In 1959, Mr. Vivian met the Rev. James Lawson, who was teaching nonviolent strategies to members of the Nashville Student Movement. His students included Diane Nash, Bernard Lafayette, James Bevel and John Lewis, who all became prominent civil rights organizers.

They were also the nucleus of a successful three-month sit-in campaign at lunch counters in Nashville in 1960. As 4,000 protesters marched on City Hall, Mr. Vivian and Ms. Nash confronted Mayor Ben West, who acknowledged that racial discrimination was morally wrong.

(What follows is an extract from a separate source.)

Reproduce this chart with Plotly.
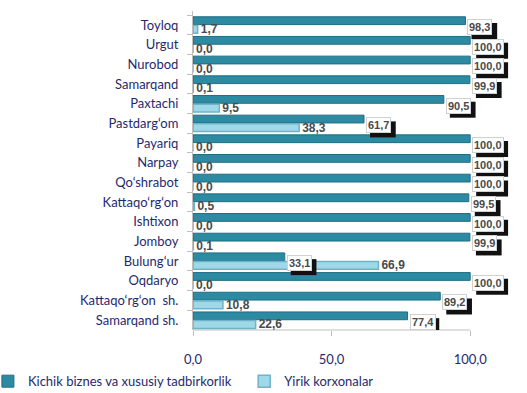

“In less than three weeks, the lunch counters were desegregated,” David Halberstam, who covered the campaign for The Nashville Tennessean, wrote later in The Times.

A year after the Nashville campaign, Mr. Vivian replaced an injured member of the Congress of Racial Equality on the Freedom Ride to Mississippi, and submitted to his first beating. It was a fearful experience.

“Going to Mississippi in 1961 was a whole different world,” he said in “King Remembered” (1986) by Flip Schulke and Penelope O. McPhee. “You knew you could easily be killed there.”

After a year as a pastor in Chattanooga, Mr. Vivian helped organize Tennessee’s contingent for the 1963 March on Washington and was invited to join Dr. King’s staff.

Mr. Vivian’s civil rights work continued for a half century. He became director of the Urban Training Center for Christian Mission in Chicago in 1966, and dean of the Shaw University Divinity School in Raleigh, N.C., in 1972.

He later founded the Black Action Strategies and Information Center in Atlanta to foster workplace race relations and was a co-founder of the National Anti-Klan Network, which monitored hate groups and was later renamed the Center for Democratic Renewal to reflect broader educational goals.

He was deputy director for clergy in the 1984 presidential campaign of the Rev. Jesse Jackson, appeared on “Eyes on the Prize” (1987), a 14-part PBS documentary on the civil rights era, and was later the focus of a PBS special, “The Healing Ministry of Dr. C.T. Vivian.”

He received the Presidential Medal of Freedom, the nation’s highest civilian honor, from President Barack Obama in 2013.